Listening to Understand is similar to what is known as Reflective Listening, Mirroring, or Active Listening. What is shared is the practice of repeating back what you’ve heard the speaker saying. This reassures the speaker that you are, indeed, listening and guarantees that you accurately understand what is meant. These practices mean you cannot appear to be listening but are really planning your rebuttal, or thinking of a similar story to tell, or mentally adding to your list of to-dos!

What Listening to Understand adds, however, is going to that sacred space occupied by another. You “become” the other by putting yourself in their place to understand what it is like to think and feel like them. This is a much more challenging level of listening. It requires letting go of my cherished point of view for a few minutes, while I see, feel, and experience the event or the issue from the other’s point of view. So why do it?

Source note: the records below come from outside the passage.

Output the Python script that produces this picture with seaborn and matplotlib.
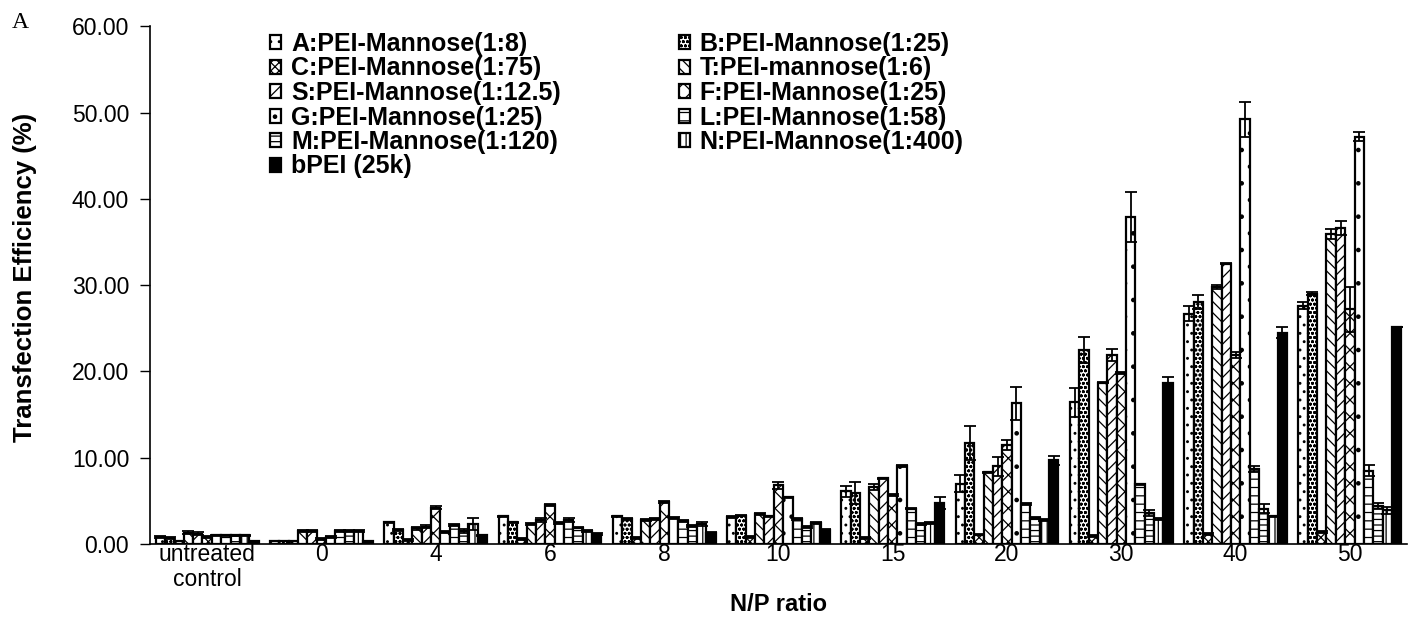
import matplotlib
matplotlib.use("Agg")
import matplotlib.pyplot as plt
import seaborn as sns
import numpy as np
import pandas as pd

groups = ["untreated\ncontrol", "0", "4", "6", "8", "10", "15", "20", "30", "40", "50"]
series = ["A:PEI-Mannose(1:8)", "B:PEI-Mannose(1:25)", "C:PEI-Mannose(1:75)",
          "T:PEI-mannose(1:6)", "S:PEI-Mannose(1:12.5)", "F:PEI-Mannose(1:25)",
          "G:PEI-Mannose(1:25)", "L:PEI-Mannose(1:58)", "M:PEI-Mannose(1:120)",
          "N:PEI-Mannose(1:400)", "bPEI (25k)"]

A_vals = [0.85, 0.4, 2.5, 3.2, 3.2, 3.1, 6.1, 7.0, 16.4, 26.7, 27.6]
B_vals = [0.7, 0.4, 1.6, 2.5, 2.9, 3.3, 5.9, 11.7, 22.5, 28.0, 29.0]
C_vals = [0.3, 0.4, 0.5, 0.6, 0.7, 0.85, 0.7, 1.1, 0.9, 1.2, 1.4]
T_vals = [1.3, 1.5, 1.8, 2.3, 2.8, 3.5, 6.6, 8.3, 18.7, 29.8, 35.9]
S_vals = [1.2, 1.5, 2.0, 2.8, 2.9, 3.2, 7.6, 9.0, 21.9, 32.5, 36.6]
F_vals = [0.85, 0.6, 4.2, 4.5, 4.9, 6.8, 5.7, 11.5, 19.8, 21.9, 27.2]
G_vals = [1.0, 0.85, 1.4, 2.4, 3.0, 5.4, 9.0, 16.3, 37.9, 49.2, 47.2]
L_vals = [1.0, 1.5, 2.2, 2.8, 2.7, 2.9, 4.1, 4.6, 6.9, 8.7, 8.5]
M_vals = [1.0, 1.5, 1.5, 1.9, 2.1, 2.0, 2.3, 3.0, 3.6, 4.1, 4.4]
N_vals = [1.0, 1.5, 2.3, 1.5, 2.3, 2.4, 2.4, 2.8, 2.9, 3.2, 3.9]
bPEI_vals = [0.4, 0.4, 1.0, 1.2, 1.3, 1.6, 4.8, 9.7, 18.6, 24.5, 25.2]

A_err = [0.1, 0.0, 0.1, 0.1, 0.1, 0.1, 0.6, 1.0, 1.7, 0.85, 0.4]
B_err = [0.1, 0.0, 0.1, 0.1, 0.1, 0.1, 1.3, 2.0, 1.5, 0.8, 0.2]
C_err = [0.0, 0.0, 0.1, 0.1, 0.1, 0.1, 0.1, 0.1, 0.1, 0.1, 0.1]
T_err = [0.15, 0.1, 0.2, 0.1, 0.1, 0.1, 0.4, 0.1, 0.1, 0.2, 0.6]
S_err = [0.15, 0.1, 0.15, 0.2, 0.1, 0.1, 0.1, 1.1, 0.7, 0.1, 0.8]
F_err = [0.1, 0.1, 0.2, 0.15, 0.1, 0.4, 0.1, 0.6, 0.1, 0.3, 2.6]
G_err = [0.1, 0.1, 0.1, 0.1, 0.1, 0.1, 0.1, 1.9, 2.9, 2.0, 0.5]
L_err = [0.1, 0.1, 0.1, 0.2, 0.1, 0.1, 0.1, 0.1, 0.1, 0.3, 0.6]
M_err = [0.1, 0.1, 0.2, 0.1, 0.1, 0.1, 0.1, 0.1, 0.3, 0.5, 0.4]
N_err = [0.1, 0.1, 0.7, 0.1, 0.2, 0.1, 0.1, 0.1, 0.1, 0.1, 0.4]
bPEI_err = [0.0, 0.0, 0.1, 0.1, 0.1, 0.1, 0.7, 0.5, 0.8, 0.6, 0.0]

all_vals = [A_vals, B_vals, C_vals, T_vals, S_vals, F_vals, G_vals, L_vals, M_vals, N_vals, bPEI_vals]
all_errs = [A_err, B_err, C_err, T_err, S_err, F_err, G_err, L_err, M_err, N_err, bPEI_err]
hatches = ["..", "oooo", "xxxx", "\\\\\\", "///", "xx", ".", "--", "---", "|||", ""]
faces = ["white"] * 10 + ["black"]

rows = []
for s, vals in zip(series, all_vals):
    for g, v in zip(groups, vals):
        rows.append({"group": g, "series": s, "value": v})
df = pd.DataFrame(rows)

sns.set_style("white")
plt.rcParams["font.family"] = ["Liberation Sans", "DejaVu Sans"]
plt.rcParams["hatch.linewidth"] = 0.9
for k in ["text.color", "axes.labelcolor", "xtick.color", "ytick.color"]:
    plt.rcParams[k] = "black"

fig = plt.figure(figsize=(14.16, 6.33), dpi=100)
ax = fig.add_axes([150 / 1416, 1 - 544 / 633, (1407 - 150) / 1416, (544 - 26.2) / 633])

sns.barplot(data=df, x="group", y="value", hue="series", order=groups, hue_order=series,
            palette=faces, width=0.9, errorbar=None, edgecolor="black", linewidth=1.6,
            ax=ax, legend=False)

handles = []
for cont, h, errs, vals, s, fc in zip(ax.containers, hatches, all_errs, all_vals, series, faces):
    xs = []
    for p in cont.patches:
        p.set_hatch(h)
        p.set_facecolor(fc)
        p.set_edgecolor("black")
        xs.append(p.get_x() + p.get_width() / 2)
    ax.errorbar(xs, vals, yerr=errs, fmt="none", ecolor="black", elinewidth=1.3,
                capsize=4, capthick=1.3, zorder=5)
    handles.append(cont.patches[0])

ax.set_xlim(-0.5, 10.5)
ax.set_ylim(0, 60)
ax.set_yticks(np.arange(0, 61, 10))
ax.set_yticklabels([f"{v:.2f}" for v in np.arange(0, 61, 10)], fontsize=16.5)
ax.set_xticks(range(len(groups)))
ax.set_xticklabels(groups, fontsize=16.5, linespacing=1.15)
ax.set_xticks(np.arange(-0.5, 11, 1), minor=True)
ax.tick_params(axis="x", which="major", length=0, pad=-1)
ax.tick_params(axis="x", which="minor", length=7, width=1, direction="out", color="black")
ax.tick_params(axis="y", which="major", length=7, width=1, direction="out", color="black", pad=8, left=True)
for side in ["top", "right"]:
    ax.spines[side].set_visible(False)
for side in ["left", "bottom"]:
    ax.spines[side].set_color("black")
    ax.spines[side].set_linewidth(1.2)

ax.set_ylabel("Transfection Efficiency (%)", fontsize=18.5, fontweight="bold")
ax.yaxis.set_label_coords(-0.09, 0.515)
ax.set_xlabel("N/P ratio", fontsize=17, fontweight="bold", labelpad=1)

# legend: row-major order in two columns
order = [0, 2, 4, 6, 8, 10, 1, 3, 5, 7, 9]
leg = fig.legend([handles[i] for i in order], [series[i] for i in order], ncol=2,
                 loc="upper left", bbox_to_anchor=(270 / 1416, 1 - 32 / 633), frameon=False,
                 prop={"weight": "bold", "size": 18}, handlelength=0.45, handleheight=0.5,
                 handletextpad=0.4, labelspacing=0.02, columnspacing=4.7, borderpad=0,
                 borderaxespad=0)

fig.text(12 / 1416, 1 - 22 / 633, "A", fontsize=17, family="Liberation Serif", va="center", ha="left")

fig.savefig("out.png", dpi=100, facecolor="white")
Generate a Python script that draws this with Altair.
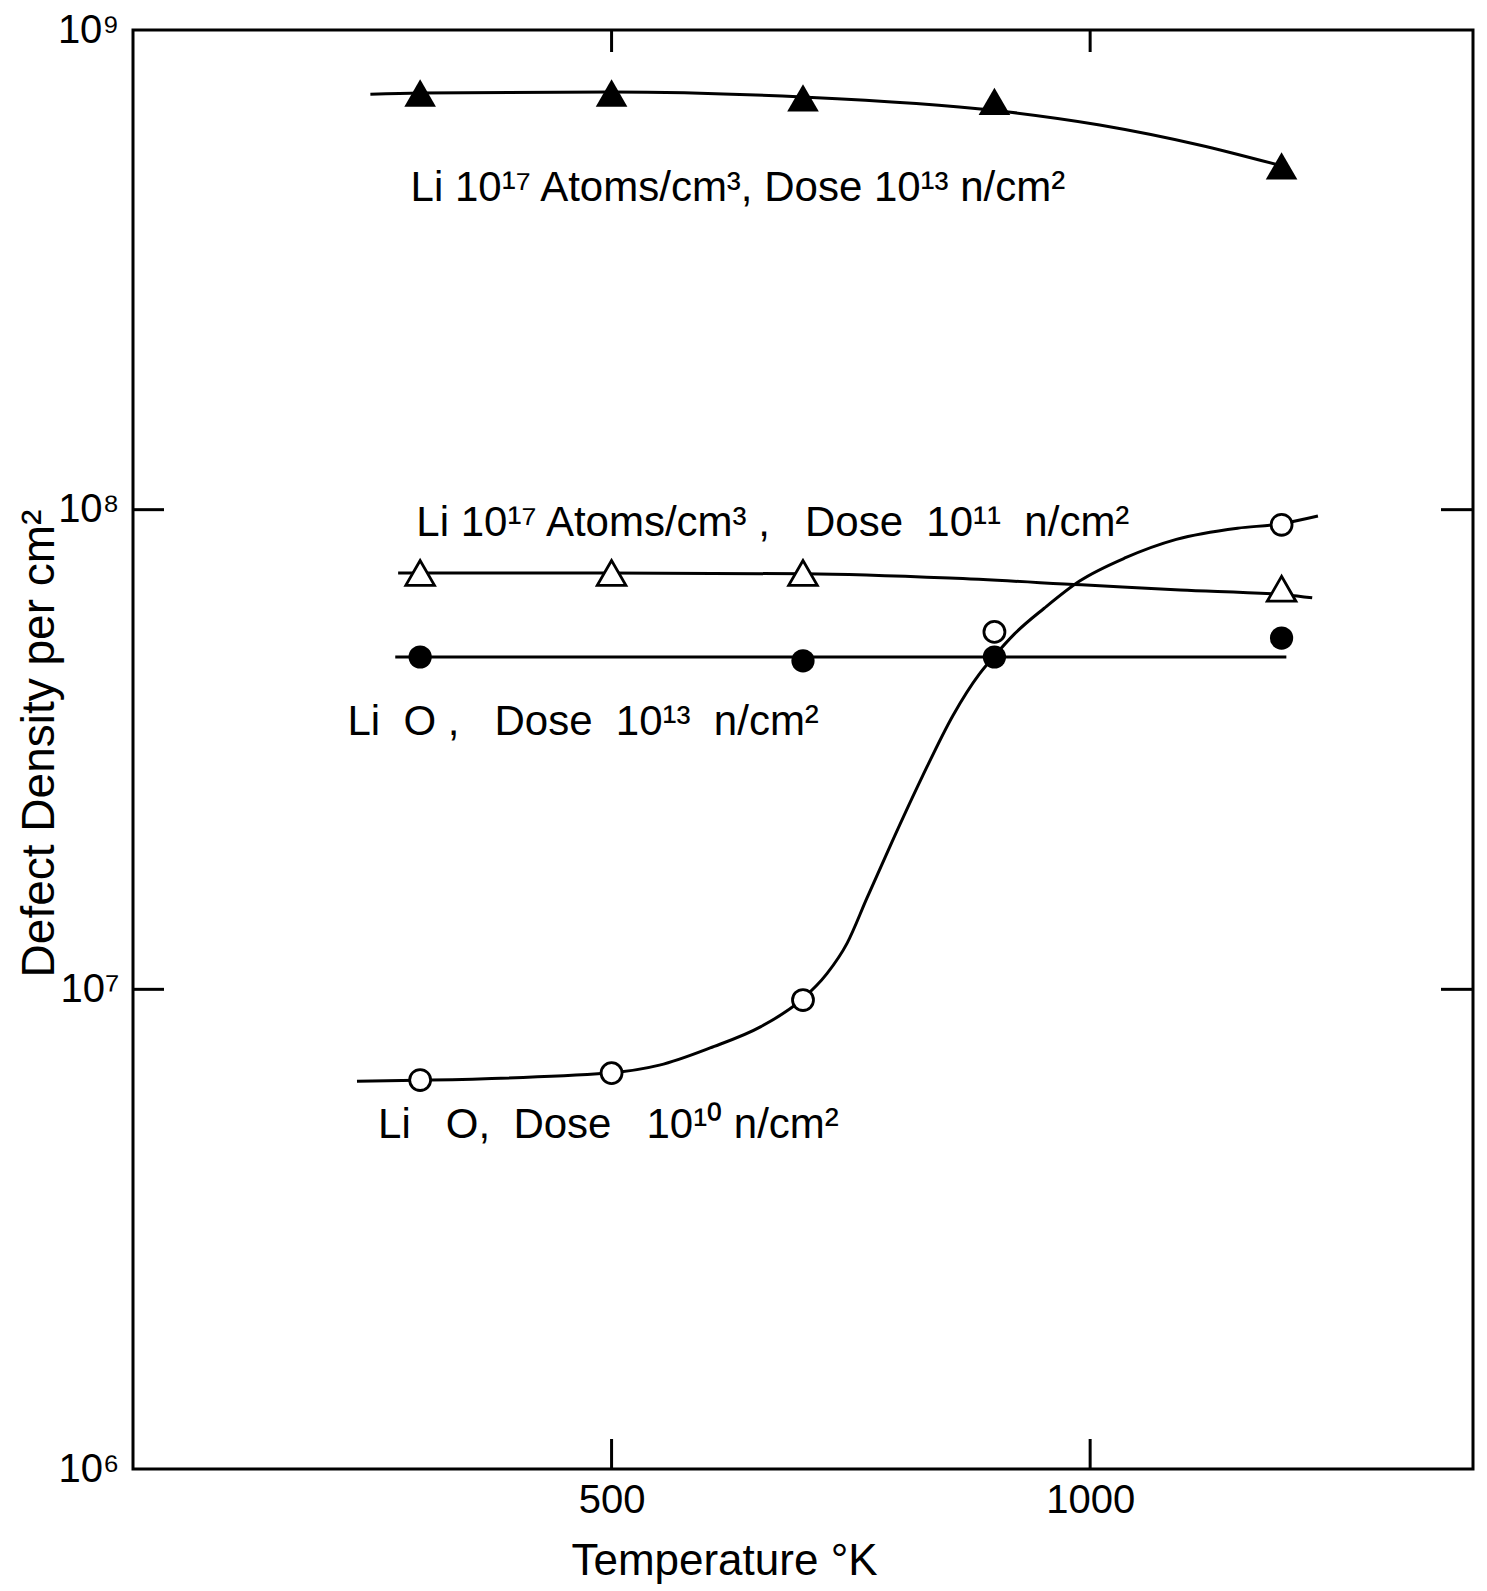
import altair as alt
import pandas as pd

# ---------------- data ----------------
# plotted symbols
ft_temp = [300, 500, 700, 900, 1200]                 # filled triangles
ft_dens = [7.39e8, 7.39e8, 7.22e8, 7.10e8, 5.21e8]
ot_temp = [300, 500, 700, 1200]                      # open triangles
ot_dens = [7.38e7, 7.38e7, 7.38e7, 6.84e7]
fc_temp = [300, 700, 900, 1200]                      # filled circles
fc_dens = [4.93e7, 4.84e7, 4.93e7, 5.40e7]
oc_temp = [300, 500, 700, 900, 1200]                 # open circles
oc_dens = [6.47e6, 6.69e6, 9.50e6, 5.56e7, 9.30e7]

# hand-drawn curves
c1_temp = [248, 300, 500, 700, 900, 1010, 1114, 1200]
c1_dens = [7.35e8, 7.39e8, 7.43e8, 7.25e8, 6.80e8, 6.34e8, 5.76e8, 5.21e8]
c2_temp = [277, 498, 702, 853, 991, 1094, 1205, 1232]
c2_dens = [7.38e7, 7.38e7, 7.35e7, 7.20e7, 6.97e7, 6.80e7, 6.64e7, 6.55e7]
c3_temp = [274, 1205]
c3_dens = [4.93e7, 4.93e7]
c4_temp = [234, 297, 496, 550, 603, 656, 698, 725, 746, 767, 793, 825, 857, 884, 899,
           921, 952, 989, 1037, 1090, 1154, 1197, 1238]
c4_dens = [6.43e6, 6.46e6, 6.69e6, 6.95e6, 7.55e6, 8.36e6, 9.49e6, 1.078e7, 1.247e7,
           1.553e7, 2.03e7, 2.786e7, 3.733e7, 4.535e7, 4.93e7, 5.51e7, 6.23e7, 7.10e7,
           7.94e7, 8.67e7, 9.15e7, 9.33e7, 9.70e7]

# in-plot labels (wide gaps kept with no-break spaces)
lab_text = ["Li 10¹⁷ Atoms/cm³, Dose 10¹³ n/cm²",
            "Li 10¹⁷ Atoms/cm³\u00a0,\u00a0\u00a0\u00a0Dose\u00a0\u00a010¹¹\u00a0\u00a0n/cm²",
            "Li\u00a0\u00a0O\u00a0,\u00a0\u00a0\u00a0Dose\u00a0\u00a010¹³\u00a0\u00a0n/cm²",
            "Li\u00a0\u00a0\u00a0O,\u00a0\u00a0Dose\u00a0\u00a0\u00a010¹⁰\u00a0n/cm²"]
lab_temp = [290, 296, 224, 256]
lab_dens = [4.40e8, 8.83e7, 3.39e7, 4.90e6]

# axes
x_ticks = [500, 1000]
y_ticks = [1e6, 1e7, 1e8, 1e9]
y_inner = [1e7, 1e8]

FONT = "Liberation Sans"
W, H = 1340, 1439

xs = alt.Scale(domain=[0, 1400], nice=False, zero=False)
ys = alt.Scale(type="log", domain=[1e6, 1e9], nice=False)

x_axis = alt.Axis(values=x_ticks, format="d", tickSize=0, domain=False, grid=False,
                  labelFontSize=40, labelPadding=11, labelFont=FONT, labelColor="black",
                  labelFlush=False,
                  title="Temperature °K", titleFont=FONT, titleFontSize=44,
                  titleFontWeight="normal", titleColor="black",
                  titleX=591, titleY=92, titleBaseline="middle", titleAlign="center")
y_axis = alt.Axis(values=y_ticks, tickSize=0, domain=False, grid=False,
                  labelExpr="datum.value >= 1e9 ? '10⁹' : datum.value >= 1e8 ? '10⁸' : datum.value >= 1e7 ? '10⁷' : '10⁶'",
                  labelFontSize=40, labelPadding=14, labelFont=FONT, labelColor="black",
                  labelBaseline="middle",
                  title="Defect Density per cm²", titleFont=FONT, titleFontSize=46,
                  titleFontWeight="normal", titleColor="black",
                  titleX=-94, titleY=713, titleAngle=270,
                  titleBaseline="middle", titleAlign="center")

X = alt.X("T:Q", scale=xs, axis=x_axis)
Y = alt.Y("D:Q", scale=ys, axis=y_axis)

# curves
curves = pd.concat([
    pd.DataFrame({"T": c1_temp, "D": c1_dens, "s": "c1"}),
    pd.DataFrame({"T": c2_temp, "D": c2_dens, "s": "c2"}),
    pd.DataFrame({"T": c3_temp, "D": c3_dens, "s": "c3"}),
    pd.DataFrame({"T": c4_temp, "D": c4_dens, "s": "c4"}),
])
lines = alt.Chart(curves).mark_line(interpolate="monotone", color="black",
                                    strokeWidth=3).encode(x=X, y=Y, detail="s:N")

ft = alt.Chart(pd.DataFrame({"T": ft_temp, "D": ft_dens})).mark_point(
    shape="triangle-up", filled=True, color="black", size=1000, opacity=1).encode(x=X, y=Y)
ot = alt.Chart(pd.DataFrame({"T": ot_temp, "D": ot_dens})).mark_point(
    shape="triangle-up", filled=True, fill="white", stroke="black", strokeWidth=2.8,
    size=820, opacity=1).encode(x=X, y=Y)
fc = alt.Chart(pd.DataFrame({"T": fc_temp, "D": fc_dens})).mark_point(
    shape="circle", filled=True, color="black", size=540, opacity=1).encode(x=X, y=Y)
oc = alt.Chart(pd.DataFrame({"T": oc_temp, "D": oc_dens})).mark_point(
    shape="circle", filled=True, fill="white", stroke="black", strokeWidth=2.8,
    size=440, opacity=1).encode(x=X, y=Y)

labels = alt.Chart(pd.DataFrame({"T": lab_temp, "D": lab_dens, "txt": lab_text})).mark_text(
    align="left", baseline="alphabetic", font=FONT, fontSize=42, color="black"
).encode(x=X, y=Y, text="txt:N")

# inward tick marks on the frame
xt_df = pd.DataFrame({"T": x_ticks})
yt_df = pd.DataFrame({"D": y_inner})
tick_bottom = alt.Chart(xt_df).mark_rule(color="black", strokeWidth=3).encode(
    x=X, y=alt.value(H), y2=alt.value(H - 30))
tick_top = alt.Chart(xt_df).mark_rule(color="black", strokeWidth=3).encode(
    x=X, y=alt.value(0), y2=alt.value(22))
tick_left = alt.Chart(yt_df).mark_rule(color="black", strokeWidth=3).encode(
    y=Y, x=alt.value(0), x2=alt.value(31))
tick_right = alt.Chart(yt_df).mark_rule(color="black", strokeWidth=3).encode(
    y=Y, x=alt.value(W), x2=alt.value(W - 32))

chart = alt.layer(
    lines, tick_bottom, tick_top, tick_left, tick_right, ft, ot, fc, oc, labels
).properties(
    width=W, height=H,
    autosize=alt.AutoSizeParams(type="none"),
    padding={"left": 125, "top": 22, "right": 6, "bottom": 118},
    background="white",
).configure_view(
    stroke="black", strokeWidth=3
)

chart.save("out.html", embed_options={"renderer": "svg", "actions": False})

Four Big Pay-offs for Listening to Understand

Mutual Listening to Understand
  • I give a huge gift to the speaker. Many go through their entire life without experiencing–the gift of being deeply, profoundly heard. It is common when this skill is used to see tears come to the speaker’s eyes. You may hear a response like, “For the first time I know you really get me!” Or, “I’ve never thought you understood how I felt.” The speaker cannot help but feel gratitude and greater love for the one who has given this precious, rare gift of deep listening.
  • The response of being heard with this level of empathy produces the same physical chemistry that a parent has when holding their infant for the first time. Emotionally it is the sense of being deeply bonded to each other. It replaces the negative belief that “I am alone” with the positive belief, “We are in this relationship together and I am glad.”
  • As the speaker’s sharing is met with genuine empathy (Listening to Understand) more than just rote repeating, the speaker feels safe to explore all the feelings, concerns and desires about a particular topic. This experience often brings about greater clarity and understanding and can even heal old wounds.
  • The one Listening to Understand often (not always) receives the gift of seeing an issue from such a different point of view that it alters one’s perception of reality. It may cause hurt feelings to disappear or an agreement to easily be reached without further negotiation. It may soften a hardened position so that Problem Solving is now possible. Understanding the other may expose new choices that couldn’t be considered before.

Summary of Millionaire Marriage Club Skills

All of the skills taught in the Millionaire Marriage Club Courses are based on the practice of Listening to Understand. If you only learned and practiced this one skill, you would eventually be practicing all the other skills taught in MMC. For instance, if I listen with deep empathy to my child, my co-worker, my friend, as well as my partner, I will naturally express myself with respect and caring. I will give the other a chance to express their point of view. I will be open to negotiating problem solutions that work for both of us. This powerful skill will not only make your marriage better, but may transform your life!

An Example

When Jim and I first learned this skill, we were miles apart on a particularly contentious issue. It was as though we were in opposite corners in a boxing ring. Each time we talked about “our issue” with both of us practicing Listening to Understand, we gradually felt more empathy for each other. After several sessions of “Listening to Understand”, we met in the middle of the boxing ring. We dropped our combative stances, and agreed on a solution that worked for us both!

Discover for Yourself

every child needs to be deeply heard by mom and dad.
Listen to Your Child

This week, try Listening to Understand with every important person in your life at least once. It may feel awkward because most of us don’t usually listen that carefully or repeat back what we’ve heard. Notice the other’s response. Appreciation? Closer emotional connection? Did you gain greater understanding for them and their point of view? Understanding…empathy…doesn’t mean you have to agree, but it certainly improves the quality of relationship between you! Like the advice to Mikey in the old commercial, “Try it! You’ll like it!”